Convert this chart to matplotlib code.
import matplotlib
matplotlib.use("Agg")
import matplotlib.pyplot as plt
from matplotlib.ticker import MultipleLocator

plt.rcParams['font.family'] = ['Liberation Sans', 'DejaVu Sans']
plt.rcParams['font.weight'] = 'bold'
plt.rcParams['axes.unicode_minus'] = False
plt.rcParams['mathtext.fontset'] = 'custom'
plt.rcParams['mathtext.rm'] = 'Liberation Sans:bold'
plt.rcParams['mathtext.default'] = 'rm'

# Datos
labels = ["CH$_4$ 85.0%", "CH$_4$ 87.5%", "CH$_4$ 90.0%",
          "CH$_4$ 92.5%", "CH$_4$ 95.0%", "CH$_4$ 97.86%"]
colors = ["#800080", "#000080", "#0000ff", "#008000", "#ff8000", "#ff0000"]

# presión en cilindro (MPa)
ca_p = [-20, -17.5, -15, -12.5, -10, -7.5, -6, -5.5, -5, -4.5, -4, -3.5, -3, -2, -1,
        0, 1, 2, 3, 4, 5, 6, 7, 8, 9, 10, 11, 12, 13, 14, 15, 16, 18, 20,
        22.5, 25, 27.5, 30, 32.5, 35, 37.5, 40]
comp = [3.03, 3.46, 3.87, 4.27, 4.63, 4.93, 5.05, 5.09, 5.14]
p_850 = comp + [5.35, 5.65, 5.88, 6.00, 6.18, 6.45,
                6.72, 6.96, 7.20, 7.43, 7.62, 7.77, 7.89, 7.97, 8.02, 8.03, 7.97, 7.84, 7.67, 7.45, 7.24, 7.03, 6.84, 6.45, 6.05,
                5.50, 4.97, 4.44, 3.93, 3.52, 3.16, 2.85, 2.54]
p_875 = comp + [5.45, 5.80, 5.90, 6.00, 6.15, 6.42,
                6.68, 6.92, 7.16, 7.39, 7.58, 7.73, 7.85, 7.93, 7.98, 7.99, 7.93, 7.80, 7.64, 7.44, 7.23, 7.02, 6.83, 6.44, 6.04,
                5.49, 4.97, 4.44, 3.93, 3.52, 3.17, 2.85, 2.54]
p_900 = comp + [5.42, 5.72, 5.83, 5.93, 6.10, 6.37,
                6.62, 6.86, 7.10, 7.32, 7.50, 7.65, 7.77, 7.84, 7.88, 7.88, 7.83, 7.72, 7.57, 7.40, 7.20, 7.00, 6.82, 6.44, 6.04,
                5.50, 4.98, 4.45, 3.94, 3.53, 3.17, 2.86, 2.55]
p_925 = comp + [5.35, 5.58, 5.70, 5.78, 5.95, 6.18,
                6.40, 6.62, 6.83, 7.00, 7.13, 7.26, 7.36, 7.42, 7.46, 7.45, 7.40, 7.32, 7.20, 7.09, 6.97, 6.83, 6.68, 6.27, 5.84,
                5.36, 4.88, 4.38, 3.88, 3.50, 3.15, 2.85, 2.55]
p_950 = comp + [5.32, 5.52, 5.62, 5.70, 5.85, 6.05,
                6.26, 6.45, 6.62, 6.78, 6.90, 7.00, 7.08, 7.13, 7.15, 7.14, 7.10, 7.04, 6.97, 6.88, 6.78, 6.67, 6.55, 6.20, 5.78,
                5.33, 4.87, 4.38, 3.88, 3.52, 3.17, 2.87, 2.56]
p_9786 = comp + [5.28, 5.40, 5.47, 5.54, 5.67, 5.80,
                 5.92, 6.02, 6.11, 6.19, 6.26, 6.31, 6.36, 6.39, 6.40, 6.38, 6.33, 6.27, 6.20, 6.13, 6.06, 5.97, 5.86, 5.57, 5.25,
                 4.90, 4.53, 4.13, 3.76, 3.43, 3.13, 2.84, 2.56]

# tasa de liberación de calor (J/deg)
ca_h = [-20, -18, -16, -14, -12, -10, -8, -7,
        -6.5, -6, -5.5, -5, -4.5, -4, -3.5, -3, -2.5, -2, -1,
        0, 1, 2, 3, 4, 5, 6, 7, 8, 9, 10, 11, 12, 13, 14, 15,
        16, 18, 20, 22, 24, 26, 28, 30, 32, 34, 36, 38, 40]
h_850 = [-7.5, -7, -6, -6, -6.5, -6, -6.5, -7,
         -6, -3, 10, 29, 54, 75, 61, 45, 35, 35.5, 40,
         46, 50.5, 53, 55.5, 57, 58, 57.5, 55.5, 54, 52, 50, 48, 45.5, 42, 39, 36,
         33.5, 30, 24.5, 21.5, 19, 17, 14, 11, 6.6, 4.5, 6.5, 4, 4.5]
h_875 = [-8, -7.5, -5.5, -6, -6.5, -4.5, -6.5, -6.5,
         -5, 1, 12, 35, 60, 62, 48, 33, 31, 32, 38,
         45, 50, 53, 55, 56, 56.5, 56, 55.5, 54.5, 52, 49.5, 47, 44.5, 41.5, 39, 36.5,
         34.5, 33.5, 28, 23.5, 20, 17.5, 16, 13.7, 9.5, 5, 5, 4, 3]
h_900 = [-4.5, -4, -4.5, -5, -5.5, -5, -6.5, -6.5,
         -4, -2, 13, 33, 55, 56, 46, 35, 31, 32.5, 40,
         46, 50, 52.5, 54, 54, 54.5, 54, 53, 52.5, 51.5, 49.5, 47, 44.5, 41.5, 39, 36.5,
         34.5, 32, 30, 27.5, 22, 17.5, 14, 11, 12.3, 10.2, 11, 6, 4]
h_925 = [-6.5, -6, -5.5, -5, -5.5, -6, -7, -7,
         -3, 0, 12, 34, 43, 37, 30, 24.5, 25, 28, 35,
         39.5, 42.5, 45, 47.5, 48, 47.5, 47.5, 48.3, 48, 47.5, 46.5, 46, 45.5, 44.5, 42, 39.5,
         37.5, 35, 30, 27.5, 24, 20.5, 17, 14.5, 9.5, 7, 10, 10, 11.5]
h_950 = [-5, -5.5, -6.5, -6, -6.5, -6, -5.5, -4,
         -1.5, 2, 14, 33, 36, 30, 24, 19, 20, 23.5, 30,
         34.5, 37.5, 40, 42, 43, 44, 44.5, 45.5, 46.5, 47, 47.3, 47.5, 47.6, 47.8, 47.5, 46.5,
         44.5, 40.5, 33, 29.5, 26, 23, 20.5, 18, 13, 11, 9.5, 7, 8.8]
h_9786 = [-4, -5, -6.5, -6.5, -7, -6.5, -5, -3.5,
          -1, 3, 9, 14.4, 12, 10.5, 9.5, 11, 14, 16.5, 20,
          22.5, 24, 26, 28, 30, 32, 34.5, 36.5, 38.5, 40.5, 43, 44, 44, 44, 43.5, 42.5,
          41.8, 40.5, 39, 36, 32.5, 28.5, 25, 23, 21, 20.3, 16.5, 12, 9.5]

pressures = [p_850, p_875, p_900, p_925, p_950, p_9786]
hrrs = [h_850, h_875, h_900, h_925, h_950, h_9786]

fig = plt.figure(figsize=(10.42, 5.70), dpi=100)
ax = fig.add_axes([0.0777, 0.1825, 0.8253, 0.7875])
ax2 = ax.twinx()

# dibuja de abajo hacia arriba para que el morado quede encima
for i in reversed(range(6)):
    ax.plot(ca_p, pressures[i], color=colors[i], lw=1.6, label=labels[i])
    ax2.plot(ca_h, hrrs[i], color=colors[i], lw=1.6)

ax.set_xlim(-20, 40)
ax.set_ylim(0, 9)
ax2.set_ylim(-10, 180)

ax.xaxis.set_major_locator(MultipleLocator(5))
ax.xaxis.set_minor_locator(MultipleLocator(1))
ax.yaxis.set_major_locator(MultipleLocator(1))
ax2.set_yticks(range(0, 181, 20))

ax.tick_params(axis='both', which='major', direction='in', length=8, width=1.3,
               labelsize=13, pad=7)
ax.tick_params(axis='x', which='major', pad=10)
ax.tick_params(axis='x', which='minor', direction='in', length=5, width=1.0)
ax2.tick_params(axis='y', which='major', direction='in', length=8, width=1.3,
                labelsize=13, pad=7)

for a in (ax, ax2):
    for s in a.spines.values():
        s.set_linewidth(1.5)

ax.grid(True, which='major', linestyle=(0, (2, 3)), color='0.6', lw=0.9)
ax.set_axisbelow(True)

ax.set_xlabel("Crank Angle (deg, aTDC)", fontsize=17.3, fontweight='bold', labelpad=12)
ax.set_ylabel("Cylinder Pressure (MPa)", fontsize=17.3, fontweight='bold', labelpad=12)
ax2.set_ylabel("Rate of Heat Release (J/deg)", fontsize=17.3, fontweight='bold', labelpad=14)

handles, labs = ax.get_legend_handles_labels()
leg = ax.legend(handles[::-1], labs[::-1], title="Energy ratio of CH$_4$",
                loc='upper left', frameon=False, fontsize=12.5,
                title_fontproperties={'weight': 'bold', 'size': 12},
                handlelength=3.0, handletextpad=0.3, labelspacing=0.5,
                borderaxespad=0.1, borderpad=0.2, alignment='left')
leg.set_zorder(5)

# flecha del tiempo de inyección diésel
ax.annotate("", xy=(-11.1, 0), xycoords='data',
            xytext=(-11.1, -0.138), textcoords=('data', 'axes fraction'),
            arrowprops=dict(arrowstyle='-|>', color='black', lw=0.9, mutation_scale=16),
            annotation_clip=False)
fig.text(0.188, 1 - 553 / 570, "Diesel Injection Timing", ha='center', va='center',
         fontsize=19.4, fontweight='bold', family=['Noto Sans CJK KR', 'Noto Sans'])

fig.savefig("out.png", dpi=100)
======
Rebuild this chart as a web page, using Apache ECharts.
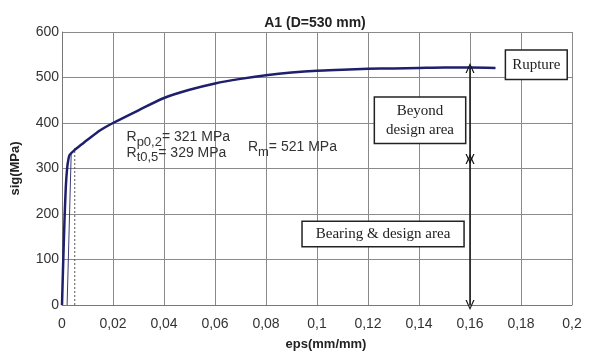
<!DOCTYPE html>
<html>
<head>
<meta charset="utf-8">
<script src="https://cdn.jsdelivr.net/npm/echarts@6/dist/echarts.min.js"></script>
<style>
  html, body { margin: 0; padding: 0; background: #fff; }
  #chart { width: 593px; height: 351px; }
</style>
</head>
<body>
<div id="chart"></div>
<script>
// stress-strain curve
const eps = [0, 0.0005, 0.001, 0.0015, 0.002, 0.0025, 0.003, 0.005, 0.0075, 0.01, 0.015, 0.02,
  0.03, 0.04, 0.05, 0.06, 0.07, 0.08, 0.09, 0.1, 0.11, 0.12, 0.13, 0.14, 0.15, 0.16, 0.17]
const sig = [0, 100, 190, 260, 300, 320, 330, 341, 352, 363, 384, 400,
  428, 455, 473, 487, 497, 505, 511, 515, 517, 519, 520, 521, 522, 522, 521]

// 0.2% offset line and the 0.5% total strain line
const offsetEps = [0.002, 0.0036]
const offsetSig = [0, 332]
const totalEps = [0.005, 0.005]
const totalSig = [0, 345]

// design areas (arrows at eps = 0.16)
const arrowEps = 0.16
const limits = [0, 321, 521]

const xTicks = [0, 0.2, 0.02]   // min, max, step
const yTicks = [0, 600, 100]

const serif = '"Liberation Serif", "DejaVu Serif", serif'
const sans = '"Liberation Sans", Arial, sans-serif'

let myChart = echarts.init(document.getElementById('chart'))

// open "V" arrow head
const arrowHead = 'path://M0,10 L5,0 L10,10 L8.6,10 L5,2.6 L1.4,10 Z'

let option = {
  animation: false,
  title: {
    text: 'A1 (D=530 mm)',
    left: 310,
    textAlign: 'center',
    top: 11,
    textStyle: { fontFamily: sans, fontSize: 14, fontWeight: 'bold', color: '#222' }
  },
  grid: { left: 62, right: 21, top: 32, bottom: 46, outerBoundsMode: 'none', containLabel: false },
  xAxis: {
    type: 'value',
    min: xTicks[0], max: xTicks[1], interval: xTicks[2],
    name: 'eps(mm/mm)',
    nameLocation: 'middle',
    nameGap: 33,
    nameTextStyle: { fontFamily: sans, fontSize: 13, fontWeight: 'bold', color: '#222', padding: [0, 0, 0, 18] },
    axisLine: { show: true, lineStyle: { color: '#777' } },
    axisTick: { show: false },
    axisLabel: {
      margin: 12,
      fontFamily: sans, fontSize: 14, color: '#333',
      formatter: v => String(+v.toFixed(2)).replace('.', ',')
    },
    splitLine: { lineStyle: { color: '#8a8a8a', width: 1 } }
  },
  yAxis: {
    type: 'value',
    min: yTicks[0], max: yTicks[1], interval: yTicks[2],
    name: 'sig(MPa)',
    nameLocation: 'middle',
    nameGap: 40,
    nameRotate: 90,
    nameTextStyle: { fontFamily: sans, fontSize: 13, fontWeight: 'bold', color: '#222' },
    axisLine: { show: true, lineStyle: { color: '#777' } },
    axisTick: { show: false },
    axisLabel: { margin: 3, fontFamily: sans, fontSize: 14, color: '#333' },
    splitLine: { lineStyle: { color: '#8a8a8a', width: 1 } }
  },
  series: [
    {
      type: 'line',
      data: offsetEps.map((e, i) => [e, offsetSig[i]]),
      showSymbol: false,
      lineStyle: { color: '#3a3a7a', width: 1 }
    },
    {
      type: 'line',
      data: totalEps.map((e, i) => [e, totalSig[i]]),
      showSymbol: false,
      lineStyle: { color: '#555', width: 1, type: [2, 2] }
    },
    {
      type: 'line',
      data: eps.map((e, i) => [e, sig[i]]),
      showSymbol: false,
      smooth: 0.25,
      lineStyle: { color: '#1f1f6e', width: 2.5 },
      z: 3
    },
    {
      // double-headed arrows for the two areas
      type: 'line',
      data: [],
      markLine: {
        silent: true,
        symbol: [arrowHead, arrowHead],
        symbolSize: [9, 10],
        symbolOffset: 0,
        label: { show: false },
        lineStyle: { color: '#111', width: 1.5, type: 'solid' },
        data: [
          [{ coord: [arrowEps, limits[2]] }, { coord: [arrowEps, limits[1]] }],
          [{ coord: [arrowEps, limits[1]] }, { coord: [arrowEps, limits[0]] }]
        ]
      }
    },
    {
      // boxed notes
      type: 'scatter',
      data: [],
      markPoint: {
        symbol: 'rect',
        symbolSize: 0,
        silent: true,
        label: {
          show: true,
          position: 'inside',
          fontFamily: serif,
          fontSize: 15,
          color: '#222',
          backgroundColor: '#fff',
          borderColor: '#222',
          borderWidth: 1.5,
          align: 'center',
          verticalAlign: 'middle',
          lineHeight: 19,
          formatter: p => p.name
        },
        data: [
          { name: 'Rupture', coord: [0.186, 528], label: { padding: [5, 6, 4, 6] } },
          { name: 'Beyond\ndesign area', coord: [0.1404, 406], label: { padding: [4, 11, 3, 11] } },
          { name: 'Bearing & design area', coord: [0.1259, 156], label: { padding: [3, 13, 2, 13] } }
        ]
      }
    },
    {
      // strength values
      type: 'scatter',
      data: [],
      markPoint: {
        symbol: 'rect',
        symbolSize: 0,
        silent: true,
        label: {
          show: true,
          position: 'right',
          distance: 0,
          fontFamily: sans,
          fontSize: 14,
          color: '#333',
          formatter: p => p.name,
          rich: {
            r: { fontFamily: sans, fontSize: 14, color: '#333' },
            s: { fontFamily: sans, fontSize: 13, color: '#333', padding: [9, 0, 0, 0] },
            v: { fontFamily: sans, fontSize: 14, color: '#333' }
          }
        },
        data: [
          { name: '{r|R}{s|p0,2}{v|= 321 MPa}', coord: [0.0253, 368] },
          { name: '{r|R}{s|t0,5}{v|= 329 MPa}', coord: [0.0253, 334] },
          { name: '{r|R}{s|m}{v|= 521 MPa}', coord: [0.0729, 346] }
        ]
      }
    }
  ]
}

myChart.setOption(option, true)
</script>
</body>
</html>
======
The lines to print start at the line containing "Rebuild this chart" and end at the line containing "const arrowHead = 'path://M0,10"; print them exactly, both ends included, and leave out every picture.

Rebuild this chart as a web page, using Apache ECharts.
<!DOCTYPE html>
<html>
<head>
<meta charset="utf-8">
<script src="https://cdn.jsdelivr.net/npm/echarts@6/dist/echarts.min.js"></script>
<style>
  html, body { margin: 0; padding: 0; background: #fff; }
  #chart { width: 593px; height: 351px; }
</style>
</head>
<body>
<div id="chart"></div>
<script>
// stress-strain curve
const eps = [0, 0.0005, 0.001, 0.0015, 0.002, 0.0025, 0.003, 0.005, 0.0075, 0.01, 0.015, 0.02,
  0.03, 0.04, 0.05, 0.06, 0.07, 0.08, 0.09, 0.1, 0.11, 0.12, 0.13, 0.14, 0.15, 0.16, 0.17]
const sig = [0, 100, 190, 260, 300, 320, 330, 341, 352, 363, 384, 400,
  428, 455, 473, 487, 497, 505, 511, 515, 517, 519, 520, 521, 522, 522, 521]

// 0.2% offset line and the 0.5% total strain line
const offsetEps = [0.002, 0.0036]
const offsetSig = [0, 332]
const totalEps = [0.005, 0.005]
const totalSig = [0, 345]

// design areas (arrows at eps = 0.16)
const arrowEps = 0.16
const limits = [0, 321, 521]

const xTicks = [0, 0.2, 0.02]   // min, max, step
const yTicks = [0, 600, 100]

const serif = '"Liberation Serif", "DejaVu Serif", serif'
const sans = '"Liberation Sans", Arial, sans-serif'

let myChart = echarts.init(document.getElementById('chart'))

// open "V" arrow head
const arrowHead = 'path://M0,10 L5,0 L10,10 L8.6,10 L5,2.6 L1.4,10 Z'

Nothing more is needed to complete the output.